## WHAT THE EXERCISE ASKS
Set the listing down again in full, word for word, with the pictures left out.

═════ DATA SEGMENT

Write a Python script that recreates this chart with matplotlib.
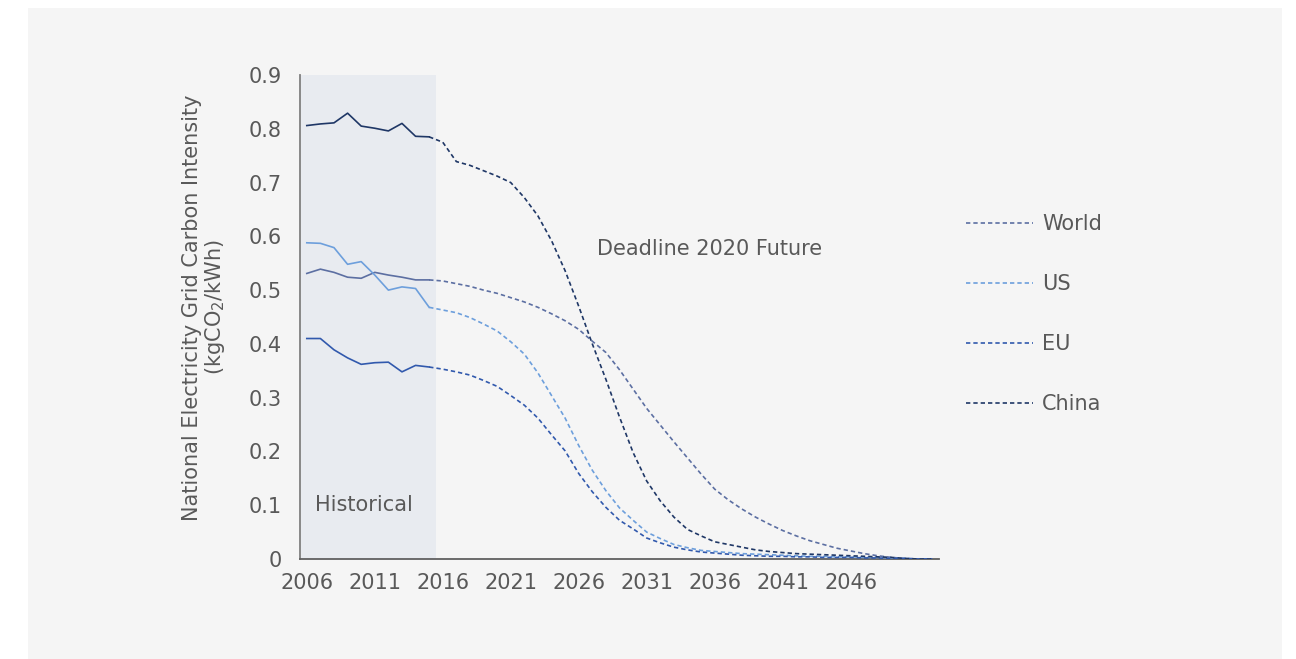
import numpy as np
import matplotlib
matplotlib.use('Agg')
import matplotlib.pyplot as plt
from matplotlib.lines import Line2D
from matplotlib.patches import Rectangle

# grid carbon intensity, kgCO2/kWh
hist_years = list(range(2006, 2016))
world_hist = [0.531, 0.539, 0.533, 0.524, 0.522, 0.533, 0.528, 0.524, 0.519, 0.519]
us_hist = [0.588, 0.587, 0.579, 0.548, 0.553, 0.528, 0.500, 0.506, 0.503, 0.468]
eu_hist = [0.410, 0.410, 0.389, 0.374, 0.362, 0.365, 0.366, 0.348, 0.360, 0.357]
china_hist = [0.806, 0.809, 0.811, 0.829, 0.805, 0.801, 0.796, 0.810, 0.786, 0.785]

future_years = list(range(2015, 2053))
world_future = [0.519, 0.517, 0.512, 0.507, 0.500, 0.494, 0.486, 0.478, 0.468, 0.456,
                0.443, 0.427, 0.405, 0.384, 0.352, 0.316, 0.280, 0.249, 0.218, 0.188,
                0.158, 0.130, 0.110, 0.093, 0.078, 0.065, 0.053, 0.043, 0.034, 0.027,
                0.020, 0.015, 0.010, 0.006, 0.003, 0.001, 0.0, 0.0]
us_future = [0.468, 0.463, 0.458, 0.449, 0.437, 0.424, 0.404, 0.381, 0.346, 0.304,
             0.262, 0.211, 0.165, 0.127, 0.095, 0.072, 0.050, 0.038, 0.027, 0.021,
             0.016, 0.014, 0.012, 0.010, 0.009, 0.008, 0.007, 0.006, 0.005, 0.005,
             0.004, 0.004, 0.003, 0.003, 0.002, 0.001, 0.0, 0.0]
eu_future = [0.357, 0.353, 0.348, 0.342, 0.332, 0.321, 0.304, 0.286, 0.262, 0.231,
             0.201, 0.159, 0.125, 0.096, 0.072, 0.056, 0.039, 0.030, 0.022, 0.017,
             0.013, 0.011, 0.009, 0.007, 0.006, 0.005, 0.005, 0.004, 0.004, 0.003,
             0.003, 0.003, 0.002, 0.002, 0.001, 0.001, 0.0, 0.0]
china_future = [0.785, 0.775, 0.739, 0.732, 0.722, 0.712, 0.700, 0.672, 0.638, 0.592,
                0.536, 0.470, 0.400, 0.334, 0.264, 0.198, 0.145, 0.108, 0.078, 0.055,
                0.043, 0.032, 0.027, 0.022, 0.017, 0.014, 0.012, 0.010, 0.009, 0.008,
                0.007, 0.006, 0.005, 0.004, 0.003, 0.001, 0.0, 0.0]

series_names = ['World', 'US', 'EU', 'China']
series_colors = ['#5c6fa2', '#6d9fdc', '#3159ad', '#1f3766']
x_ticks = list(range(2006, 2047, 5))
y_ticks = [0, 0.1, 0.2, 0.3, 0.4, 0.5, 0.6, 0.7, 0.8, 0.9]
y_tick_labels = ['0', '0.1', '0.2', '0.3', '0.4', '0.5', '0.6', '0.7', '0.8', '0.9']

text_color = '#595959'
fs = 15
plt.rcParams['font.family'] = ['DejaVu Sans']

fig = plt.figure(figsize=(12.96, 6.59), dpi=100, facecolor='white')
fig.patches.append(Rectangle((28 / 1296, 0), (1282 - 28) / 1296, 1 - 8 / 659,
                             transform=fig.transFigure, facecolor='#f5f5f5',
                             edgecolor='none', zorder=-10))

ax = fig.add_axes([300 / 1296, 1 - 559 / 659, 639 / 1296, 484 / 659])
ax.set_facecolor('none')

ax.axvspan(2005.5, 2015.5, color='#e8ebf0', zorder=0, lw=0)

hist = [world_hist, us_hist, eu_hist, china_hist]
future = [world_future, us_future, eu_future, china_future]
dash = (0, (2.6, 1.8))
for name, col, h, f in zip(series_names, series_colors, hist, future):
    ax.plot(hist_years, h, color=col, lw=1.2, zorder=3)
    ax.plot(future_years, f, color=col, lw=1.2, ls=dash, zorder=3)

ax.set_xlim(2005.5, 2052.5)
ax.set_ylim(0, 0.9)
ax.set_xticks(x_ticks)
ax.set_xticklabels([str(y) for y in x_ticks])
ax.set_yticks(y_ticks)
ax.set_yticklabels(y_tick_labels)
ax.tick_params(length=0, labelsize=fs, colors=text_color)
ax.tick_params(axis='y', pad=13)
ax.tick_params(axis='x', pad=10)

for s in ['top', 'right']:
    ax.spines[s].set_visible(False)
ax.spines['left'].set_color('#808080')
ax.spines['bottom'].set_color('#606060')
ax.spines['left'].set_linewidth(1.3)
ax.spines['bottom'].set_linewidth(1.3)

ax.set_ylabel('National Electricity Grid Carbon Intensity\n(kgCO$_2$/kWh)',
              fontsize=fs, color=text_color, linespacing=1.05)
ax.yaxis.set_label_coords(-0.114, 0.52)

ax.text(2006.6, 0.1, 'Historical', fontsize=fs, color=text_color, va='center')
ax.text(2035.6, 0.576, 'Deadline 2020 Future', fontsize=fs, color=text_color,
        va='center', ha='center')

handles = [Line2D([], [], color=c, lw=1.2, ls=dash) for c in series_colors]
fig.legend(handles, series_names, loc='upper left',
           bbox_to_anchor=(966 / 1296, 1 - 214 / 659), frameon=False,
           fontsize=fs, labelcolor=text_color, handlelength=3.2,
           handletextpad=0.45, labelspacing=1.92, borderpad=0, borderaxespad=0)

fig.savefig('out.png', dpi=100, facecolor=fig.get_facecolor())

══════════

## THE SOLUTION
Write a Python script that recreates this chart with matplotlib.
import numpy as np
import matplotlib
matplotlib.use('Agg')
import matplotlib.pyplot as plt
from matplotlib.lines import Line2D
from matplotlib.patches import Rectangle

# grid carbon intensity, kgCO2/kWh
hist_years = list(range(2006, 2016))
world_hist = [0.531, 0.539, 0.533, 0.524, 0.522, 0.533, 0.528, 0.524, 0.519, 0.519]
us_hist = [0.588, 0.587, 0.579, 0.548, 0.553, 0.528, 0.500, 0.506, 0.503, 0.468]
eu_hist = [0.410, 0.410, 0.389, 0.374, 0.362, 0.365, 0.366, 0.348, 0.360, 0.357]
china_hist = [0.806, 0.809, 0.811, 0.829, 0.805, 0.801, 0.796, 0.810, 0.786, 0.785]

future_years = list(range(2015, 2053))
world_future = [0.519, 0.517, 0.512, 0.507, 0.500, 0.494, 0.486, 0.478, 0.468, 0.456,
                0.443, 0.427, 0.405, 0.384, 0.352, 0.316, 0.280, 0.249, 0.218, 0.188,
                0.158, 0.130, 0.110, 0.093, 0.078, 0.065, 0.053, 0.043, 0.034, 0.027,
                0.020, 0.015, 0.010, 0.006, 0.003, 0.001, 0.0, 0.0]
us_future = [0.468, 0.463, 0.458, 0.449, 0.437, 0.424, 0.404, 0.381, 0.346, 0.304,
             0.262, 0.211, 0.165, 0.127, 0.095, 0.072, 0.050, 0.038, 0.027, 0.021,
             0.016, 0.014, 0.012, 0.010, 0.009, 0.008, 0.007, 0.006, 0.005, 0.005,
             0.004, 0.004, 0.003, 0.003, 0.002, 0.001, 0.0, 0.0]
eu_future = [0.357, 0.353, 0.348, 0.342, 0.332, 0.321, 0.304, 0.286, 0.262, 0.231,
             0.201, 0.159, 0.125, 0.096, 0.072, 0.056, 0.039, 0.030, 0.022, 0.017,
             0.013, 0.011, 0.009, 0.007, 0.006, 0.005, 0.005, 0.004, 0.004, 0.003,
             0.003, 0.003, 0.002, 0.002, 0.001, 0.001, 0.0, 0.0]
china_future = [0.785, 0.775, 0.739, 0.732, 0.722, 0.712, 0.700, 0.672, 0.638, 0.592,
                0.536, 0.470, 0.400, 0.334, 0.264, 0.198, 0.145, 0.108, 0.078, 0.055,
                0.043, 0.032, 0.027, 0.022, 0.017, 0.014, 0.012, 0.010, 0.009, 0.008,
                0.007, 0.006, 0.005, 0.004, 0.003, 0.001, 0.0, 0.0]

series_names = ['World', 'US', 'EU', 'China']
series_colors = ['#5c6fa2', '#6d9fdc', '#3159ad', '#1f3766']
x_ticks = list(range(2006, 2047, 5))
y_ticks = [0, 0.1, 0.2, 0.3, 0.4, 0.5, 0.6, 0.7, 0.8, 0.9]
y_tick_labels = ['0', '0.1', '0.2', '0.3', '0.4', '0.5', '0.6', '0.7', '0.8', '0.9']

text_color = '#595959'
fs = 15
plt.rcParams['font.family'] = ['DejaVu Sans']

fig = plt.figure(figsize=(12.96, 6.59), dpi=100, facecolor='white')
fig.patches.append(Rectangle((28 / 1296, 0), (1282 - 28) / 1296, 1 - 8 / 659,
                             transform=fig.transFigure, facecolor='#f5f5f5',
                             edgecolor='none', zorder=-10))

ax = fig.add_axes([300 / 1296, 1 - 559 / 659, 639 / 1296, 484 / 659])
ax.set_facecolor('none')

ax.axvspan(2005.5, 2015.5, color='#e8ebf0', zorder=0, lw=0)

hist = [world_hist, us_hist, eu_hist, china_hist]
future = [world_future, us_future, eu_future, china_future]
dash = (0, (2.6, 1.8))
for name, col, h, f in zip(series_names, series_colors, hist, future):
    ax.plot(hist_years, h, color=col, lw=1.2, zorder=3)
    ax.plot(future_years, f, color=col, lw=1.2, ls=dash, zorder=3)

ax.set_xlim(2005.5, 2052.5)
ax.set_ylim(0, 0.9)
ax.set_xticks(x_ticks)
ax.set_xticklabels([str(y) for y in x_ticks])
ax.set_yticks(y_ticks)
ax.set_yticklabels(y_tick_labels)
ax.tick_params(length=0, labelsize=fs, colors=text_color)
ax.tick_params(axis='y', pad=13)
ax.tick_params(axis='x', pad=10)

for s in ['top', 'right']:
    ax.spines[s].set_visible(False)
ax.spines['left'].set_color('#808080')
ax.spines['bottom'].set_color('#606060')
ax.spines['left'].set_linewidth(1.3)
ax.spines['bottom'].set_linewidth(1.3)

ax.set_ylabel('National Electricity Grid Carbon Intensity\n(kgCO$_2$/kWh)',
              fontsize=fs, color=text_color, linespacing=1.05)
ax.yaxis.set_label_coords(-0.114, 0.52)

ax.text(2006.6, 0.1, 'Historical', fontsize=fs, color=text_color, va='center')
ax.text(2035.6, 0.576, 'Deadline 2020 Future', fontsize=fs, color=text_color,
        va='center', ha='center')

handles = [Line2D([], [], color=c, lw=1.2, ls=dash) for c in series_colors]
fig.legend(handles, series_names, loc='upper left',
           bbox_to_anchor=(966 / 1296, 1 - 214 / 659), frameon=False,
           fontsize=fs, labelcolor=text_color, handlelength=3.2,
           handletextpad=0.45, labelspacing=1.92, borderpad=0, borderaxespad=0)

fig.savefig('out.png', dpi=100, facecolor=fig.get_facecolor())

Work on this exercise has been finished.